**** Data excerpt ****
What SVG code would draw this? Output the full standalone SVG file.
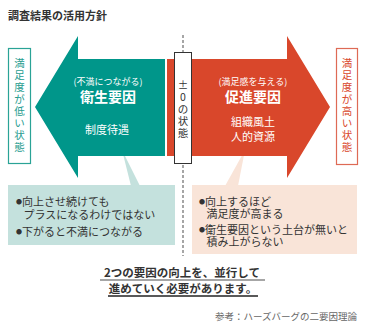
<svg xmlns="http://www.w3.org/2000/svg" width="375" height="330" viewBox="0 0 375 330">
<style>
text{font-family:"Noto Sans CJK JP","Noto Sans",sans-serif;}
.w{fill:#fff;text-anchor:middle;}
.b{fill:#333;font-size:11px;}
.d{font-size:6px;}
.v{font-size:10.5px;text-anchor:middle;}
.lo{fill:#1F9C8F;}
.hi{fill:#D9472B;}
.z{font-size:10.5px;fill:#333;text-anchor:middle;}
</style>
<rect width="375" height="330" fill="#fff"/>
<text x="8" y="20" font-size="11" font-weight="bold" fill="#333">調査結果の活用方針</text>
<g id="connectors">
<line x1="183" y1="35" x2="183" y2="256" stroke="#777" stroke-width="1.3" stroke-dasharray="3 2"/>
<polygon points="122,150 140,186 131,186" fill="#C4E1DD"/>
<polygon points="245,150 238,186 225,186" fill="#F9E4D8"/>
</g>
<g id="hygiene">
<polygon points="35,107 78,36 78,59 165,59 165,156 78,156 78,178" fill="#00968A"/>
<text class="w" x="108" y="85" font-size="9">(不満につながる)</text>
<text class="w" x="108" y="102" font-size="14" font-weight="bold">衛生要因</text>
<text class="w" x="107" y="134" font-size="11">制度待遇</text>
</g>
<g id="motivator">
<polygon points="167,59 287,59 287,36 330,107 287,178 287,156 167,156" fill="#D9472B"/>
<text class="w" x="253" y="85" font-size="9">(満足感を与える)</text>
<text class="w" x="253" y="102" font-size="14" font-weight="bold">促進要因</text>
<text class="w" x="253" y="126" font-size="11">組織風土</text>
<text class="w" x="253" y="141" font-size="11">人的資源</text>
</g>
<g id="zero">
<rect x="174.5" y="52.5" width="17" height="111" fill="#fff" stroke="#333" stroke-width="1"/>
<text class="z" x="183" y="89">±</text>
<text class="z" x="183" y="101">0</text>
<text class="z" x="183" y="113">の</text>
<text class="z" x="183" y="125">状</text>
<text class="z" x="183" y="137">態</text>
</g>
<g id="low">
<rect x="8.5" y="48.5" width="22" height="115" fill="#fff" stroke="#2AA396" stroke-width="1.2"/>
<text class="v lo" x="19.5" y="67">満</text>
<text class="v lo" x="19.5" y="79">足</text>
<text class="v lo" x="19.5" y="91">度</text>
<text class="v lo" x="19.5" y="103">が</text>
<text class="v lo" x="19.5" y="115">低</text>
<text class="v lo" x="19.5" y="127">い</text>
<text class="v lo" x="19.5" y="139">状</text>
<text class="v lo" x="19.5" y="151">態</text>
</g>
<g id="high">
<rect x="336.5" y="48.5" width="21" height="116" fill="#fff" stroke="#DE6A55" stroke-width="1.2"/>
<text class="v hi" x="347" y="67">満</text>
<text class="v hi" x="347" y="79">足</text>
<text class="v hi" x="347" y="91">度</text>
<text class="v hi" x="347" y="103">が</text>
<text class="v hi" x="347" y="115">高</text>
<text class="v hi" x="347" y="127">い</text>
<text class="v hi" x="347" y="139">状</text>
<text class="v hi" x="347" y="151">態</text>
</g>
<g id="note-left">
<rect x="8" y="185" width="167" height="60" fill="#C4E1DD"/>
<text class="b" x="16" y="206"><tspan class="d" dy="-2">●</tspan><tspan dy="2">向上させ続けても</tspan></text>
<text class="b" x="23.5" y="219">プラスになるわけではない</text>
<text class="b" x="16" y="236"><tspan class="d" dy="-2">●</tspan><tspan dy="2">下がると不満につながる</tspan></text>
</g>
<g id="note-right">
<rect x="192" y="185" width="165" height="69" fill="#F9E4D8"/>
<text class="b" x="199" y="206"><tspan class="d" dy="-2">●</tspan><tspan dy="2">向上するほど</tspan></text>
<text class="b" x="206.5" y="218">満足度が高まる</text>
<text class="b" x="199" y="234"><tspan class="d" dy="-2">●</tspan><tspan dy="2">衛生要因という土台が無いと</tspan></text>
<text class="b" x="206.5" y="246">積み上がらない</text>
</g>
<g id="summary">
<text x="182" y="277" font-size="11.5" font-weight="bold" fill="#333" text-anchor="middle">2つの要因の向上を、並行して</text>
<line x1="100" y1="280" x2="265" y2="280" stroke="#888" stroke-width="1.5"/>
<text x="183" y="293" font-size="11.5" font-weight="bold" fill="#333" text-anchor="middle">進めていく必要があります。</text>
<line x1="108" y1="296" x2="258" y2="296" stroke="#222" stroke-width="1.5"/>
<text x="357" y="320" font-size="9.5" fill="#666" text-anchor="end">参考：ハーズバーグの二要因理論</text>
</g>
</svg>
****
# [What you should do]
Omitting all images, print the listing exactly.

# [Result for this task]
What SVG code would draw this? Output the full standalone SVG file.
<svg xmlns="http://www.w3.org/2000/svg" width="375" height="330" viewBox="0 0 375 330">
<style>
text{font-family:"Noto Sans CJK JP","Noto Sans",sans-serif;}
.w{fill:#fff;text-anchor:middle;}
.b{fill:#333;font-size:11px;}
.d{font-size:6px;}
.v{font-size:10.5px;text-anchor:middle;}
.lo{fill:#1F9C8F;}
.hi{fill:#D9472B;}
.z{font-size:10.5px;fill:#333;text-anchor:middle;}
</style>
<rect width="375" height="330" fill="#fff"/>
<text x="8" y="20" font-size="11" font-weight="bold" fill="#333">調査結果の活用方針</text>
<g id="connectors">
<line x1="183" y1="35" x2="183" y2="256" stroke="#777" stroke-width="1.3" stroke-dasharray="3 2"/>
<polygon points="122,150 140,186 131,186" fill="#C4E1DD"/>
<polygon points="245,150 238,186 225,186" fill="#F9E4D8"/>
</g>
<g id="hygiene">
<polygon points="35,107 78,36 78,59 165,59 165,156 78,156 78,178" fill="#00968A"/>
<text class="w" x="108" y="85" font-size="9">(不満につながる)</text>
<text class="w" x="108" y="102" font-size="14" font-weight="bold">衛生要因</text>
<text class="w" x="107" y="134" font-size="11">制度待遇</text>
</g>
<g id="motivator">
<polygon points="167,59 287,59 287,36 330,107 287,178 287,156 167,156" fill="#D9472B"/>
<text class="w" x="253" y="85" font-size="9">(満足感を与える)</text>
<text class="w" x="253" y="102" font-size="14" font-weight="bold">促進要因</text>
<text class="w" x="253" y="126" font-size="11">組織風土</text>
<text class="w" x="253" y="141" font-size="11">人的資源</text>
</g>
<g id="zero">
<rect x="174.5" y="52.5" width="17" height="111" fill="#fff" stroke="#333" stroke-width="1"/>
<text class="z" x="183" y="89">±</text>
<text class="z" x="183" y="101">0</text>
<text class="z" x="183" y="113">の</text>
<text class="z" x="183" y="125">状</text>
<text class="z" x="183" y="137">態</text>
</g>
<g id="low">
<rect x="8.5" y="48.5" width="22" height="115" fill="#fff" stroke="#2AA396" stroke-width="1.2"/>
<text class="v lo" x="19.5" y="67">満</text>
<text class="v lo" x="19.5" y="79">足</text>
<text class="v lo" x="19.5" y="91">度</text>
<text class="v lo" x="19.5" y="103">が</text>
<text class="v lo" x="19.5" y="115">低</text>
<text class="v lo" x="19.5" y="127">い</text>
<text class="v lo" x="19.5" y="139">状</text>
<text class="v lo" x="19.5" y="151">態</text>
</g>
<g id="high">
<rect x="336.5" y="48.5" width="21" height="116" fill="#fff" stroke="#DE6A55" stroke-width="1.2"/>
<text class="v hi" x="347" y="67">満</text>
<text class="v hi" x="347" y="79">足</text>
<text class="v hi" x="347" y="91">度</text>
<text class="v hi" x="347" y="103">が</text>
<text class="v hi" x="347" y="115">高</text>
<text class="v hi" x="347" y="127">い</text>
<text class="v hi" x="347" y="139">状</text>
<text class="v hi" x="347" y="151">態</text>
</g>
<g id="note-left">
<rect x="8" y="185" width="167" height="60" fill="#C4E1DD"/>
<text class="b" x="16" y="206"><tspan class="d" dy="-2">●</tspan><tspan dy="2">向上させ続けても</tspan></text>
<text class="b" x="23.5" y="219">プラスになるわけではない</text>
<text class="b" x="16" y="236"><tspan class="d" dy="-2">●</tspan><tspan dy="2">下がると不満につながる</tspan></text>
</g>
<g id="note-right">
<rect x="192" y="185" width="165" height="69" fill="#F9E4D8"/>
<text class="b" x="199" y="206"><tspan class="d" dy="-2">●</tspan><tspan dy="2">向上するほど</tspan></text>
<text class="b" x="206.5" y="218">満足度が高まる</text>
<text class="b" x="199" y="234"><tspan class="d" dy="-2">●</tspan><tspan dy="2">衛生要因という土台が無いと</tspan></text>
<text class="b" x="206.5" y="246">積み上がらない</text>
</g>
<g id="summary">
<text x="182" y="277" font-size="11.5" font-weight="bold" fill="#333" text-anchor="middle">2つの要因の向上を、並行して</text>
<line x1="100" y1="280" x2="265" y2="280" stroke="#888" stroke-width="1.5"/>
<text x="183" y="293" font-size="11.5" font-weight="bold" fill="#333" text-anchor="middle">進めていく必要があります。</text>
<line x1="108" y1="296" x2="258" y2="296" stroke="#222" stroke-width="1.5"/>
<text x="357" y="320" font-size="9.5" fill="#666" text-anchor="end">参考：ハーズバーグの二要因理論</text>
</g>
</svg>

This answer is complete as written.